The Knight dissertation is equally good, but concentrates on Berkoff the playwright rather than the director:

and Kenneth Lauter's essay on Coriolanus

"The death scene in Berkoff’s Coriolanus was perhaps its most brilliant and violent moment? and its most audacious use of “physical theatre.” Here is what happens. First, several Volcian soldiers mime stabbing Coriolanus. He falls to the floor, on his back, head to the audience. Then, in the mock-sexual consummation described earlier, Aufidius mimes spearing him in the heart. At first, we think it is all over? but no!? Coriolanus moans, grabs the invisible spear which impales him, flexes up on his heels, and proceeds to slowly rotate on its axis 360 degrees until he lies head toward the audience again? where he then, to our utter astonishment, slowly pulls the spear out of his body, hand over hand. Then and only then he dies.

It’s every actor’s dream. (Was there ever a death scene more over the top?) Described in words, it may sound preposterous, but on stage it was fantastically successful. It seemed to last forever, even though it only took a few minutes at most. You could hear a pin drop during it? except for a) the loud thuds of Berkoff’s boots on the floor as he slowly levered himself around on the spear, and b) his grunts of exertion at each rotation."
Posted by: Iain Fisher
« on: January 27, 2009, 01:25:01 AM »

The Theatre of Steven Berkoff is a photobook with excellent photos of his plays.  176 pages which give a good feeling of how Berkoff directs.

The photos pages of the site give various production photos, directed by Berkoff and others, but showing how the plays can be performed

Posted by: Iain Fisher
« on: January 27, 2009, 01:15:16 AM »

Berkoff has written many books, one of the best is Meditations on Metamorphosis.  It is an enjoyable read, a production diary, which is fun and insightful.

"Metamorphosis... demands that the actors reflect their inner being with the gestural emphasis of the body and keep themselves in a constant state of alertness.  This enables the audience to read the  characters as well as hear them in order to follow the story".  This links to the previous message which talks of the power of Berkoff's theatre choreography as part of his direction. (page 9)

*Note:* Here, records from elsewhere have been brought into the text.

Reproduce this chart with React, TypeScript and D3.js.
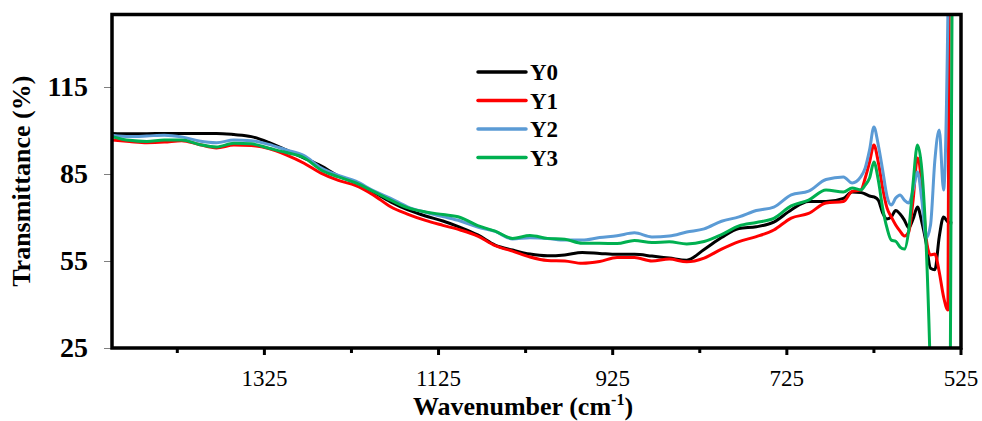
import React, { useRef, useEffect } from 'react';
import * as d3 from 'd3';

// wavenumber grid (cm-1), high to low
const wavenumbers = [
  1500, 1480, 1460, 1440, 1420, 1400, 1380, 1360, 1340, 1320,
  1300, 1280, 1260, 1240, 1220, 1200, 1180, 1160, 1140, 1120,
  1100, 1080, 1060, 1040, 1020, 1000, 980, 960, 940, 920,
  900, 880, 860, 840, 820, 800, 780, 760, 740, 720,
  700, 680, 660, 650, 640,
  635, 630, 625, 620, 615, 610, 605,
  600, 595, 590, 585, 580, 575, 570, 565, 560, 555,
  550, 545, 540, 535,
];

const y0 = [
  99.0, 98.9, 98.9, 99.0, 99.0, 99.0, 99.0, 98.6, 97.9, 95.9,
  93.3, 90.6, 87.8, 84.3, 82.1, 78.8, 75.4, 72.6, 70.5, 68.8,
  66.6, 64.0, 60.5, 58.8, 57.4, 56.8, 57.1, 57.9, 57.6, 57.3,
  57.3, 56.7, 56.0, 55.3, 59.0, 63.1, 66.2, 66.8, 68.4, 72.6,
  75.5, 75.5, 76.6, 78.8, 78.6,
  78.1, 77.4, 77.1, 76.0, 71.6, 69.5, 70.2,
  72.4, 71.2, 69.1, 66.4, 69.5, 73.6, 68.4, 61.2, 52.5, 52.0,
  63.3, 70.2, 68.4, 68.0,
];

const y1 = [
  96.7, 96.2, 95.8, 96.0, 96.5, 95.2, 94.0, 95.0, 94.8, 93.8,
  91.6, 88.8, 85.3, 82.8, 81.0, 77.8, 73.7, 71.1, 69.0, 67.3,
  65.7, 63.6, 60.3, 58.4, 56.4, 55.2, 55.0, 54.2, 54.8, 56.2,
  56.2, 55.0, 55.7, 54.7, 56.0, 59.1, 61.7, 63.4, 65.7, 69.8,
  71.4, 75.0, 75.5, 79.0, 79.5,
  83.6, 89.1, 95.0, 89.1, 80.2, 73.3, 70.2,
  67.4, 65.3, 63.6, 65.0, 76.0, 90.5, 81.2, 62.9, 57.1, 57.4,
  51.2, 42.6, 38.1, 400,
];

const y2 = [
  98.4, 97.9, 98.1, 98.4, 97.8, 96.4, 95.8, 96.7, 96.5, 95.2,
  93.3, 91.4, 87.1, 84.5, 82.5, 79.3, 76.6, 73.6, 71.8, 70.3,
  68.8, 66.7, 65.2, 62.6, 63.0, 62.8, 62.2, 62.2, 63.1, 63.7,
  64.7, 63.3, 63.6, 65.0, 66.1, 68.7, 70.2, 72.4, 73.6, 77.8,
  79.1, 83.1, 84.0, 81.9, 84.1,
  87.1, 93.3, 101.2, 95.0, 86.4, 77.4, 74.3,
  76.7, 77.8, 76.0, 75.0, 79.5, 85.7, 76.0, 62.9, 67.4, 89.8,
  100.2, 79.5, 141.6, 300,
];

const y3 = [
  97.9, 96.6, 96.2, 96.7, 96.7, 95.2, 94.3, 95.6, 95.4, 93.9,
  92.4, 90.7, 86.4, 84.0, 81.9, 79.0, 76.0, 73.3, 71.9, 71.0,
  70.0, 67.2, 65.3, 62.8, 63.8, 62.8, 62.5, 61.1, 61.1, 61.0,
  62.1, 61.4, 61.6, 60.9, 61.7, 64.1, 67.1, 68.3, 69.7, 74.0,
  76.0, 79.5, 78.8, 80.2, 79.5,
  81.2, 83.6, 89.1, 82.9, 73.3, 66.4, 62.2,
  61.8, 59.8, 59.1, 65.7, 81.9, 95.0, 86.4, 60.5, 14.0, -60,
  -120, -120, -150, 160,
];

const seriesNames = ['Y0', 'Y1', 'Y2', 'Y3'];
const seriesValues = [y0, y1, y2, y3];
const seriesColors = ['#000000', '#FF0000', '#5B9BD5', '#00B050'];

const yTicks = [25, 55, 85, 115];
const xMajorTicks = [1325, 1125, 925, 725, 525];
const xMinorTicks = [1425, 1225, 1025, 825, 625];

const FONT = '"Liberation Serif", "Times New Roman", serif';

const App = () => {
  const chartRef = useRef<SVGSVGElement>(null);

  useEffect(() => {
    if (!chartRef.current) return;
    const svg = d3.select(chartRef.current);
    svg.selectAll('*').remove();

    const width = 982;
    const height = 421;
    const margin = { top: 14.5, right: 21, bottom: 73, left: 112 };

    const x = d3.scaleLinear()
      .domain([1500, 525])
      .range([margin.left, width - margin.right]);

    const y = d3.scaleLinear()
      .domain([25, 140])
      .range([height - margin.bottom, margin.top]);

    const plotW = width - margin.right - margin.left;
    const plotH = height - margin.bottom - margin.top;

    svg.append('defs').append('clipPath')
      .attr('id', 'plot-clip')
      .append('rect')
      .attr('x', margin.left)
      .attr('y', margin.top)
      .attr('width', plotW)
      .attr('height', plotH);

    // y axis ticks + labels
    const yAxis = svg.append('g')
      .attr('transform', `translate(${margin.left},0)`)
      .call(d3.axisLeft(y).tickValues(yTicks).tickSize(8).tickPadding(16).tickFormat(d3.format('d')));
    yAxis.select('.domain').remove();
    yAxis.selectAll('.tick line').attr('stroke', '#7f7f7f').attr('stroke-width', 1);
    yAxis.selectAll('.tick text')
      .attr('fill', '#000')
      .style('font-family', FONT)
      .style('font-size', '28px')
      .style('font-weight', 'bold');

    // x axis ticks (major + minor) below the frame
    const baseY = height - margin.bottom;
    svg.append('g')
      .selectAll('line')
      .data(xMajorTicks)
      .join('line')
      .attr('x1', d => x(d))
      .attr('x2', d => x(d))
      .attr('y1', baseY)
      .attr('y2', baseY + 7)
      .attr('stroke', '#000')
      .attr('stroke-width', 3);

    svg.append('g')
      .selectAll('line')
      .data(xMinorTicks)
      .join('line')
      .attr('x1', d => x(d))
      .attr('x2', d => x(d))
      .attr('y1', baseY)
      .attr('y2', baseY + 5)
      .attr('stroke', '#000')
      .attr('stroke-width', 3);

    svg.append('g')
      .selectAll('text')
      .data(xMajorTicks)
      .join('text')
      .attr('x', d => x(d))
      .attr('y', 386)
      .attr('text-anchor', 'middle')
      .style('font-family', FONT)
      .style('font-size', '23px')
      .text(d => d);

    // series
    const line = d3.line<[number, number]>()
      .x(d => x(d[0]))
      .y(d => y(d[1]))
      .curve(d3.curveMonotoneX);

    const lines = svg.append('g').attr('clip-path', 'url(#plot-clip)');
    seriesValues.forEach((vals, i) => {
      const pts: [number, number][] = wavenumbers.map((w, k) => [w, vals[k]]);
      lines.append('path')
        .datum(pts)
        .attr('fill', 'none')
        .attr('stroke', seriesColors[i])
        .attr('stroke-width', 3)
        .attr('stroke-linejoin', 'round')
        .attr('d', line);
    });

    // frame
    svg.append('rect')
      .attr('x', margin.left)
      .attr('y', margin.top)
      .attr('width', plotW)
      .attr('height', plotH)
      .attr('fill', 'none')
      .attr('stroke', '#000')
      .attr('stroke-width', 3.5);

    // axis titles
    svg.append('text')
      .attr('transform', `translate(30,${(margin.top + baseY) / 2}) rotate(-90)`)
      .attr('text-anchor', 'middle')
      .style('font-family', FONT)
      .style('font-size', '26px')
      .style('font-weight', 'bold')
      .text('Transmittance (%)');

    const xTitle = svg.append('text')
      .attr('x', 523)
      .attr('y', 415)
      .attr('text-anchor', 'middle')
      .style('font-family', FONT)
      .style('font-size', '26px')
      .style('font-weight', 'bold');
    xTitle.append('tspan').text('Wavenumber (cm');
    xTitle.append('tspan').attr('dy', -10).style('font-size', '16px').text('-1');
    xTitle.append('tspan').attr('dy', 10).text(')');

    // legend
    const legendSpacing = 28.5;
    const legend = svg.append('g').attr('transform', 'translate(478,72)');
    seriesNames.forEach((name, i) => {
      const item = legend.append('g').attr('transform', `translate(0,${i * legendSpacing})`);
      item.append('line')
        .attr('x1', 0)
        .attr('x2', 48)
        .attr('stroke', seriesColors[i])
        .attr('stroke-width', 3.5)
        .attr('stroke-linecap', 'round');
      item.append('text')
        .attr('x', 52)
        .attr('y', 8)
        .style('font-family', FONT)
        .style('font-size', '23px')
        .style('font-weight', 'bold')
        .text(name);
    });
  }, []);

  return (
    <svg
      ref={chartRef}
      width={982}
      height={421}
      style={{ position: 'absolute', left: 0, top: 0, background: '#fff' }}
    />
  );
};

export default App;
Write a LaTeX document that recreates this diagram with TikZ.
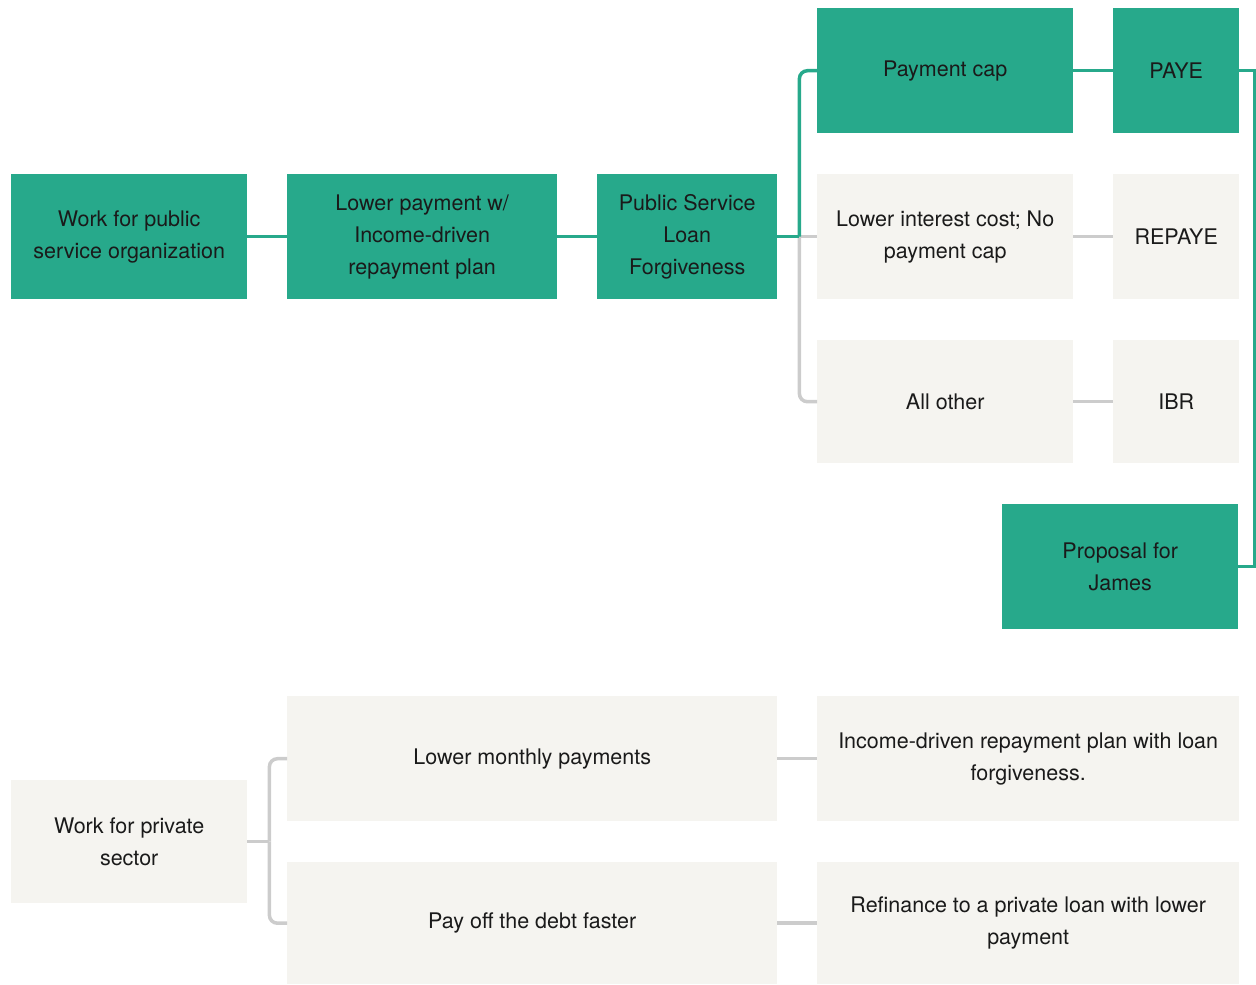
\documentclass[tikz,border=0pt]{standalone}
\usepackage{fontspec}
\setmainfont{TeX Gyre Heros}
\definecolor{planGreen}{RGB}{39,169,139}
\definecolor{planGrey}{RGB}{245,244,240}
\definecolor{lineGrey}{RGB}{204,204,204}
\definecolor{textDark}{RGB}{26,26,26}
\tikzset{
  planbox/.style={anchor=north west, inner sep=0pt, align=center, text=textDark,
    font=\fontsize{21.5}{32}\selectfont},
  greenbox/.style={planbox, fill=planGreen},
  greybox/.style={planbox, fill=planGrey},
  greenline/.style={draw=planGreen, line width=3.5pt},
  greyline/.style={draw=lineGrey, line width=3.5pt},
}
\begin{document}
\begin{tikzpicture}[x=1pt,y=-1pt]
  % page frame
  \useasboundingbox (0,0) rectangle (1256,985);
  % public service path
  \node[greenbox, minimum width=236, minimum height=125] (public) at (11,174) {Work for public\\service organization};
  \node[greenbox, minimum width=270, minimum height=125] (idr) at (287,174) {Lower payment w/\\Income-driven\\repayment plan};
  \node[greenbox, minimum width=180, minimum height=125] (pslf) at (597,174) {Public Service\\Loan\\Forgiveness};
  % plan options
  \node[greenbox, minimum width=256, minimum height=125] (paycap) at (817,8) {Payment cap};
  \node[greenbox, minimum width=126, minimum height=125] (paye) at (1113,8) {PAYE};
  \node[greybox, minimum width=256, minimum height=125] (nocap) at (817,174) {Lower interest cost; No\\payment cap};
  \node[greybox, minimum width=126, minimum height=125] (repaye) at (1113,174) {REPAYE};
  \node[greybox, minimum width=256, minimum height=123] (other) at (817,340) {All other};
  \node[greybox, minimum width=126, minimum height=123] (ibr) at (1113,340) {IBR};
  \node[greenbox, minimum width=236, minimum height=125] (proposal) at (1002,504) {Proposal for\\James};
  % private sector path
  \node[greybox, minimum width=236, minimum height=123] (private) at (11,780) {Work for private\\sector};
  \node[greybox, minimum width=490, minimum height=125] (monthly) at (287,696) {Lower monthly payments};
  \node[greybox, minimum width=490, minimum height=122] (faster) at (287,862) {Pay off the debt faster};
  \node[greybox, minimum width=422, minimum height=125] (forgive) at (817,696) {Income-driven repayment plan with loan\\forgiveness.};
  \node[greybox, minimum width=422, minimum height=122] (refi) at (817,862) {Refinance to a private loan with lower\\payment};
  % grey connectors
  \coordinate (split) at ([xshift=22pt]pslf.east);
  \draw[greyline] (split) -- (nocap.west);
  \draw[greyline, rounded corners=8] (split) |- (other.west);
  \draw[greyline] (nocap.east) -- (repaye.west);
  \draw[greyline] (other.east) -- (ibr.west);
  \coordinate (bsplit) at ([xshift=22pt]private.east);
  \draw[greyline] (private.east) -- (bsplit);
  \draw[greyline, rounded corners=8] (bsplit) |- (monthly.west);
  \draw[greyline, rounded corners=8] (bsplit) |- (faster.west);
  \draw[greyline] (monthly.east) -- (forgive.west);
  \draw[greyline] (faster.east) -- (refi.west);
  % green connectors
  \draw[greenline] (public.east) -- (idr.west);
  \draw[greenline] (idr.east) -- (pslf.west);
  \draw[greenline] (pslf.east) -- (split);
  \draw[greenline, rounded corners=8] (split) |- (paycap.west);
  \draw[greenline] (paycap.east) -- (paye.west);
  \draw[greenline] (paye.east) -- ++(15,0) |- (proposal.east);
\end{tikzpicture}
\end{document}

On directing the actors for Mr. and Mrs. Samsa "their activities are performed in sculptural freezes to the accompaniment of a metronome, indicting that their lives are dominated by their domestic habits, as regular as clockwork.  So now I am refining each scene and stripping away anything that is showing woodworm."
Posted by: Iain Fisher
« on: January 27, 2009, 12:59:21 AM »


Your students are lucky getting to study Berkoff!!

There are still very few books on Berkoff.  The only full length book studying Berkoff is "Steven Berkoff and the theatre of self-performance" by Robert Cross.  This might seem ideal for you, but it is not easy reading.  I suggest if you use it then get the students to be prepared to skim and select specific passages rather than read the book as a whole.  Some examples:

"Berkoff's bold projection of himself as an 'experimental' adherent of French theatre... Berkoff in fact worked towards his own exclusion by adopting a position that signalled unequivocally the distance he wished to place between himself and British mainstream theatre" (page 83)

"With the actor's  body taking on more significance in the overall dramaturgical concept , the director/ choreographer assumes greater control than the playwright" (page 85).

More to come...
Posted by: Glynis
« on: January 20, 2009, 06:23:32 PM »

My A Level students are currently looking at Berkoff's style and have been very inspired.  I need to find them some quite clear and useful background reading for them from which basis they can see how he has worked and does work as a director.  This will be important for them, so they too can show how they are putting his theory of acting and the theatre into their own practical work.  I would be very grateful if some research sources could be suggested.